Why forgoing the cost of drafting an operating agreement upfront may cost you in the long run.
by Stephanie Friedel | Whether you are getting engaged or forming a business, you would be well served to protect your interests in the event of a split while you and your partner can stand to be in the same room. This is particularly true in the context of Rhode Island Limited Liability Companies (LLC), as Rhode Island case law is scarce concerning the means to determine who the members are and their respective membership interests in the absence of a clear operating agreement.

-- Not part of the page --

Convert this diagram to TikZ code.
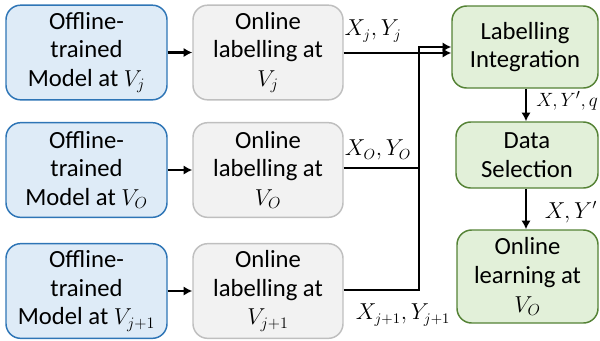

An operating agreement is not required to form or operate an LLC. In addition, the articles of organization, which are required to be filed with the Secretary of State to form an LLC, do not require you to list the LLC’s members. Thus, intrepid new business owners who seek to avoid what they perceive to be the unnecessary expense and hassle of engaging a lawyer to draft an operating agreement when they are just starting out—especially when going into business with family or friends – can find themselves paying much more in legal fees later to prove their ownership rights.

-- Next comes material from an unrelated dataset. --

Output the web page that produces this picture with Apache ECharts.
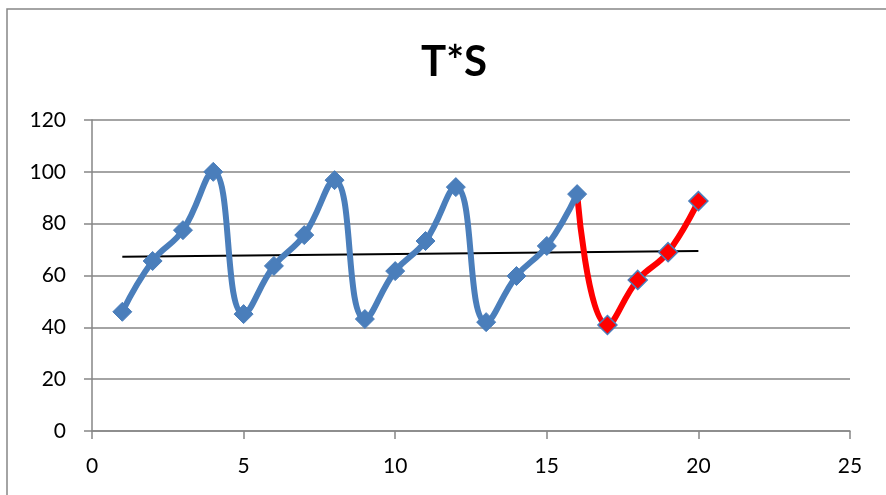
<!DOCTYPE html>
<html><head><meta charset="utf-8">
<script src="https://cdn.jsdelivr.net/npm/echarts@6/dist/echarts.min.js"></script>
<style>html,body{margin:0;padding:0;background:#fff}#c{width:886px;height:495px}</style>
</head><body><div id="c"></div>
<script>
var titleText = 'T*S';
var blueX = [1,2,3,4,5,6,7,8,9,10,11,12,13,14,15,16];
var blueY = [46,65.6,77.5,100,45.1,63.7,75.6,96.8,43.2,61.7,73.3,94.1,42,59.8,71.4,91.4];
var redX = [16,17,18,19,20];
var redY = [91.4,40.9,58.3,69,88.7];
var trendX = [1,20];
var trendY = [67.2,69.5];
var xTicks = [0,5,10,15,20,25];
var yTicks = [0,20,40,60,80,100,120];

var blueData = blueX.map(function(x,i){return [x,blueY[i]];});
var redData = redX.map(function(x,i){
  var d = {value:[x,redY[i]]};
  if(i===0){ d.symbol='none'; }
  return d;
});
var trendData = trendX.map(function(x,i){return [x,trendY[i]];});

var chart = echarts.init(document.getElementById('c'));
var font = 'Lato, "Open Sans", sans-serif';
chart.setOption({
  animation:false,
  backgroundColor:'#fff',
  title:{text:titleText,left:449,top:36,textAlign:'center',
    textStyle:{fontSize:42,fontWeight:'bold',color:'#000',fontFamily:font}},
  grid:{left:92,right:36,top:120,bottom:64},
  graphic:[{type:'polyline',shape:{points:[[7,495],[7,9],[886,9]]},
    style:{stroke:'#868686',lineWidth:1.5,fill:null}}],
  xAxis:{type:'value',min:xTicks[0],max:xTicks[xTicks.length-1],interval:5,
    axisLine:{show:true,onZero:false,lineStyle:{color:'#868686',width:1.5}},
    axisTick:{show:true,length:8,lineStyle:{color:'#868686',width:1.5}},
    splitLine:{show:false},
    axisLabel:{fontSize:21,color:'#000',fontFamily:font,margin:25}},
  yAxis:{type:'value',min:yTicks[0],max:yTicks[yTicks.length-1],interval:20,
    axisLine:{show:true,lineStyle:{color:'#868686',width:1.5}},
    axisTick:{show:true,length:8,lineStyle:{color:'#868686',width:1.5}},
    splitLine:{show:true,lineStyle:{color:'#868686',width:1.5}},
    axisLabel:{fontSize:21,color:'#000',fontFamily:font,margin:26}},
  series:[
    {type:'line',data:trendData,symbol:'none',z:1,
      lineStyle:{color:'#000',width:2}},
    {type:'line',data:redData,smooth:0.45,symbol:'diamond',symbolSize:19,z:2,
      lineStyle:{color:'#ff0000',width:6},
      itemStyle:{color:'#ff0000',borderColor:'#4a7ebb',borderWidth:1.5}},
    {type:'line',data:blueData,smooth:0.45,symbol:'diamond',symbolSize:19,z:3,
      lineStyle:{color:'#4a7ebb',width:6},
      itemStyle:{color:'#4a7ebb',borderColor:'#4a7ebb',borderWidth:1}}
  ]
});
</script></body></html>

Unfortunately, without an operating agreement, there is nothing stopping a scorned business partner from waking up one morning and deciding to allege that he or she is the sole owner of the LLC and taking steps to prevent you from entering the business premises, accessing business financials, or having any input in the operation of the business.
Even more troubling is the fact that your partner may be able to make this allegation without much (or any) evidence supporting it, which could have profound and immediate consequences for you and your business.

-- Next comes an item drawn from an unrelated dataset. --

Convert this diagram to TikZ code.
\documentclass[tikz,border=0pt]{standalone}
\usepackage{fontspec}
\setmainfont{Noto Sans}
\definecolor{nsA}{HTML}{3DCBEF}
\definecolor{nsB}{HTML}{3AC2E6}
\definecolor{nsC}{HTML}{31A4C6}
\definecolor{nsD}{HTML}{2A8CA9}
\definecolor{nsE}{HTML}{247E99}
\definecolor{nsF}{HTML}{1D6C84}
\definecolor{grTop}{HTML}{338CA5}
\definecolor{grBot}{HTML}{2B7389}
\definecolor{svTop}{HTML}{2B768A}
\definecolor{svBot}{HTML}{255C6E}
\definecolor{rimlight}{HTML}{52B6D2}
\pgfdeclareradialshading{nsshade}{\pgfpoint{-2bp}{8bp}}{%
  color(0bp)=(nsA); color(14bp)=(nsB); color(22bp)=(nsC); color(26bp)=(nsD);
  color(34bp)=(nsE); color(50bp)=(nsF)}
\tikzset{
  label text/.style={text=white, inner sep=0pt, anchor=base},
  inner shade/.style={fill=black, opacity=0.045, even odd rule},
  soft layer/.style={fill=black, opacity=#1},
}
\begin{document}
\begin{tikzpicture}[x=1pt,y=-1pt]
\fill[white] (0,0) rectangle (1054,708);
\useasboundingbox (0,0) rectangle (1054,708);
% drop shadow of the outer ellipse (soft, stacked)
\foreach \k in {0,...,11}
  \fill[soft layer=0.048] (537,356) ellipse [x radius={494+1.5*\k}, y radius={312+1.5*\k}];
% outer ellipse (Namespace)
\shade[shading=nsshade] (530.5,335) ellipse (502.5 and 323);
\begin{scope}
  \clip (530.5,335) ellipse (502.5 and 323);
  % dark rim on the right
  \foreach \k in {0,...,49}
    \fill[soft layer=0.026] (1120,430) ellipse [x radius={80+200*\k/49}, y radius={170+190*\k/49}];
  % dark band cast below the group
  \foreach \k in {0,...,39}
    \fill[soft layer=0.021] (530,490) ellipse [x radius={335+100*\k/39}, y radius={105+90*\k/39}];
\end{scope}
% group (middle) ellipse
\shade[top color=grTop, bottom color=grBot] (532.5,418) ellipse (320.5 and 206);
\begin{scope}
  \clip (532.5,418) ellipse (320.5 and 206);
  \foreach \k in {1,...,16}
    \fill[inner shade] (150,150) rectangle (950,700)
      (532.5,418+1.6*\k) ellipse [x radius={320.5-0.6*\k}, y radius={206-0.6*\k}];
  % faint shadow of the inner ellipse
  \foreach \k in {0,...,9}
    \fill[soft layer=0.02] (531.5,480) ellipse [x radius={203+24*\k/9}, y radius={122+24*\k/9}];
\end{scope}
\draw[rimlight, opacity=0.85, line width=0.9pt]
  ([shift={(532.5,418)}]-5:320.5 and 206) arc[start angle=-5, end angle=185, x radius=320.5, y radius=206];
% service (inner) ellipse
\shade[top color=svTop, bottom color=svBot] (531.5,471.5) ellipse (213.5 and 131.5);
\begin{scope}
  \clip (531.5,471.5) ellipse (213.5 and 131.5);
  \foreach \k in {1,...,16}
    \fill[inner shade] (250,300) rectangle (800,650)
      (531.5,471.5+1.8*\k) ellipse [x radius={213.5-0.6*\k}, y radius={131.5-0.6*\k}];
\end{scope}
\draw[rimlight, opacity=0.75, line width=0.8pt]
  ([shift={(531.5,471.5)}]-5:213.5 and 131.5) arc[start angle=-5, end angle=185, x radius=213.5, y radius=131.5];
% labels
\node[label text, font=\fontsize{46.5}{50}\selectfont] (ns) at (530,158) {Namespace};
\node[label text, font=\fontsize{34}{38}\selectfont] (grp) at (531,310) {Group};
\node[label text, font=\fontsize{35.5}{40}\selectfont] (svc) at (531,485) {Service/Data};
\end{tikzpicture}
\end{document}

Courts generally cannot determine the issue of ownership as a matter of law without the benefit of discovery. If you have evidence that you are a co-owner (for example tax returns, lease agreements, newspaper articles referring to you as an owner of the LLC, and banking documents), you will likely be vindicated. However, the wheels of justice are slow, and you may be frozen out of your business for weeks or months awaiting a final decision.
If a proper and up-to-date operating agreement is in place, even a temporary ouster would be difficult as it should identify each member’s ownership interest and provide a process in the event that the co-owners can no longer run the business together.
The moral of this story: the cost of creating an operating agreement pales in comparison to the litigation expenses that may result from not having one —spend the money upfront to avoid the potential heartache in the event of a business breakup.